Eu já me curei do vício dos teus olhos nos meus
Eu tenho plena consciência de que te esqueci. Esqueci e estou aqui te ligando pela última vez só pra te deixar ciente. Só pra depois você não dizer que eu não te avisei e que segui minha vida sem nem ao menos te avisar. Vai que você resolve voltar, né? Então, se quiser entrar porta adentro do meu coração, vai dar de cara com uma nova mobília e outra disposição de que ficou pra trás. Não foi só eu quem te esqueceu: minha cabeça, minha alma e meu corpo também.

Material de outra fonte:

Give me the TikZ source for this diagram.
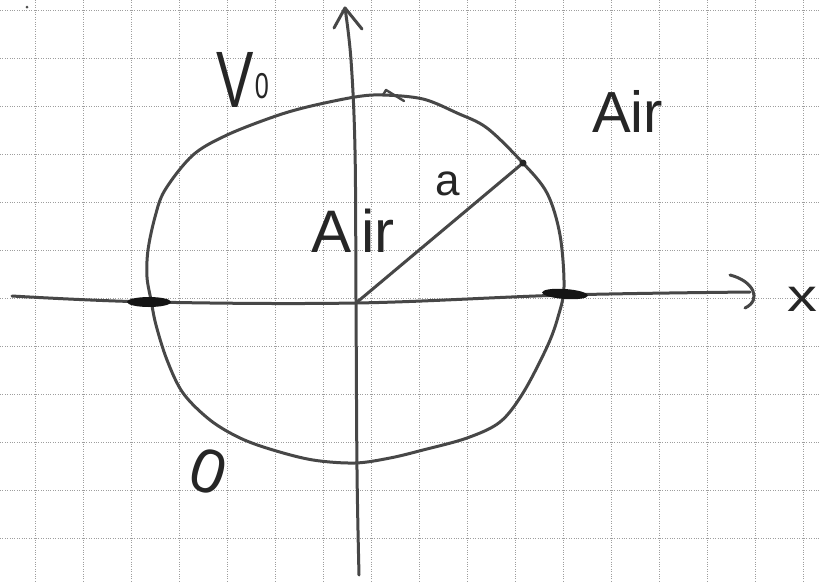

Poderia até pedir desculpas pela ligação de madrugada, mas não vou. Foram tantos abusos que você cometeu que agora me sinto na obrigação de revidar alguns. Não é rancor nem ódio, só um toma-lá-dá-cá bobo que inventei aqui agora. Não estou ligando para o seu sossego, mas acho que essa informação de que te esqueci cairá como uma luva nele. Menos no seu ego, né, que gostava de ter alguém ali ainda te amando.

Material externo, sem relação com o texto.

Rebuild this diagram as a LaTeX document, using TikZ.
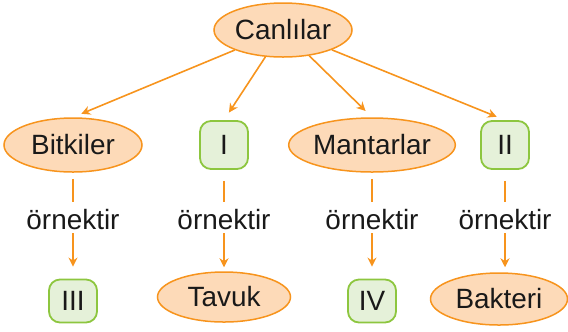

Engraçado isso porque eu já venho me esquecendo alguns detalhes há tempos. Esqueci do jeito que você levanta da cama e se espreguiça esticando os braços e mexendo o pescoço. Esqueci do banho de água quente e ritual shampoo-sabonete-condicionador-cremes. Nem lembro mais daquele salto alto preto com lacinho que muitas mulheres te paravam para perguntar onde tinha comprado. E, claro, esqueci completamente do seu gemido no meu ouvido quando a gente fazia amor.
Lembrança zero, é assim que vai ficar meu peito. Sem nada de você. Só pra não te encontrar querendo voltar e começar a colocar no lugar velhos porta-retratos que já guardei ou o aparelho de louça europeu que a gente ganhou de casamento. A casa está melhor sem você e pronta para receber morador novo. Alguém que queira, de verdade, se instalar na sala e fazer disso aqui tudo um lar. Que queira fazer exatamente aquilo que queria que fosse feito por você, mas que você nunca quis.

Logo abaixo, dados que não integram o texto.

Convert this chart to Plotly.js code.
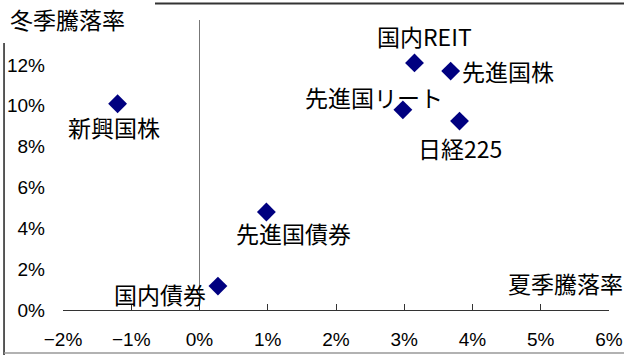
<!DOCTYPE html>
<html>
<head>
<meta charset="utf-8">
<script src="https://cdn.plot.ly/plotly-3.0.1.min.js"></script>
<style>html,body{margin:0;padding:0;background:#fff;}#chart{width:624px;height:355px;}</style>
</head>
<body>
<div id="chart"></div>
<script>
// ---- data ----
var names = ['新興国株', '国内REIT', '先進国株', '先進国リート', '日経225', '先進国債券', '国内債券'];
var summerReturn = [-1.2, 3.15, 3.68, 2.98, 3.81, 0.98, 0.27];   // x: 夏季騰落率 (%)
var winterReturn = [10.1, 12.1, 11.7, 9.8, 9.25, 4.8, 1.17];     // y: 冬季騰落率 (%)
var xTickVals = [-2, -1, 0, 1, 2, 3, 4, 5, 6];
var xTickLabels = ['−2%', '−1%', '0%', '1%', '2%', '3%', '4%', '5%', '6%'];
var yTickVals = [0, 2, 4, 6, 8, 10, 12];
var yTickLabels = ['0%', '2%', '4%', '6%', '8%', '10%', '12%'];
var xTitle = '夏季騰落率';
var yTitle = '冬季騰落率';

// ---- label placement (style) ----
var labelPos = [
  {xanchor: 'center', xshift: -4, yshift: -23},
  {xanchor: 'center', xshift: 10, yshift: 27},
  {xanchor: 'left', xshift: 9, yshift: 0},
  {xanchor: 'center', xshift: -29, yshift: 13},
  {xanchor: 'center', xshift: 0, yshift: -27},
  {xanchor: 'center', xshift: 27, yshift: -21},
  {xanchor: 'right', xshift: -10, yshift: -8}
];

var cjk = 'Noto Sans CJK JP, sans-serif';
var labelFont = {family: cjk, size: 23, color: '#000'};
var tickFont = {family: 'Liberation Sans Narrow, Arial Narrow, Liberation Sans, sans-serif', size: 19, color: '#000'};

var annotations = names.map(function (n, i) {
  return {
    x: summerReturn[i], y: winterReturn[i], xref: 'x', yref: 'y',
    text: n, showarrow: false,
    xanchor: labelPos[i].xanchor, yanchor: 'middle',
    xshift: labelPos[i].xshift, yshift: labelPos[i].yshift,
    font: labelFont
  };
});
annotations.push({
  xref: 'paper', yref: 'paper', x: -0.1007, y: 1.0034, xanchor: 'left', yanchor: 'middle',
  text: yTitle, showarrow: false, font: labelFont
});
annotations.push({
  xref: 'paper', yref: 'paper', x: 1.029, y: 0.0948, xanchor: 'right', yanchor: 'middle',
  text: xTitle, showarrow: false, font: labelFont
});

var trace = {
  type: 'scatter', mode: 'markers',
  x: summerReturn, y: winterReturn,
  marker: {symbol: 'diamond', size: 14.5, color: '#000080', line: {width: 0}},
  hoverinfo: 'skip'
};

var layout = {
  width: 624, height: 355,
  margin: {l: 63, r: 15, t: 20, b: 45, pad: 0},
  paper_bgcolor: '#fff', plot_bgcolor: '#fff',
  showlegend: false,
  xaxis: {
    range: [-2, 6], tickvals: xTickVals, ticktext: xTickLabels,
    showline: true, linecolor: '#333', linewidth: 1,
    ticks: 'inside', ticklen: 6, tickcolor: '#333', tickwidth: 1,
    showgrid: false, zeroline: true, zerolinecolor: '#777', zerolinewidth: 1.5,
    ticklabelstandoff: 12, tickfont: tickFont, fixedrange: true
  },
  yaxis: {
    range: [0, 14.2], tickvals: yTickVals, ticktext: yTickLabels,
    showline: false, ticks: '', showgrid: false, zeroline: false,
    ticklabelstandoff: 17, tickfont: tickFont, fixedrange: true
  },
  annotations: annotations,
  shapes: [
    {type: 'line', xref: 'paper', yref: 'paper', x0: 0.1685, x1: 1.03, y0: 1.0569, y1: 1.0569,
     line: {color: '#333', width: 2}},
    {type: 'line', xref: 'paper', yref: 'paper', x0: -0.108, x1: -0.108, y0: 0.9207, y1: -0.16,
     line: {color: '#222', width: 1.5}},
    {type: 'line', xref: 'paper', yref: 'paper', x0: -0.108, x1: 1.03, y0: -0.148, y1: -0.148,
     line: {color: '#999', width: 1.5}}
  ]
};

Plotly.newPlot('chart', [trace], layout, {displayModeBar: false, staticPlot: true});
</script>
</body>
</html>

Tô te ligando só pra dizer isso. Só pra te afirmar que me curei do vício dos teus olhos nos meus e teus carinhos envolventes. Que estou limpo e não pretendo cair em tentação se houver abstinência. Eu não vou te ligar de novo nem te procurar. E ainda que alguma parte da casa me atente, vou estar sóbrio de realidade e ignorarei. E sei que não posso prever algumas ações, mas te peço que não volte aqui. Esqueça algumas coisas também: meu endereço, meus olhos, meu abraço.
E, principalmente, nunca se esqueça que eu esqueci você.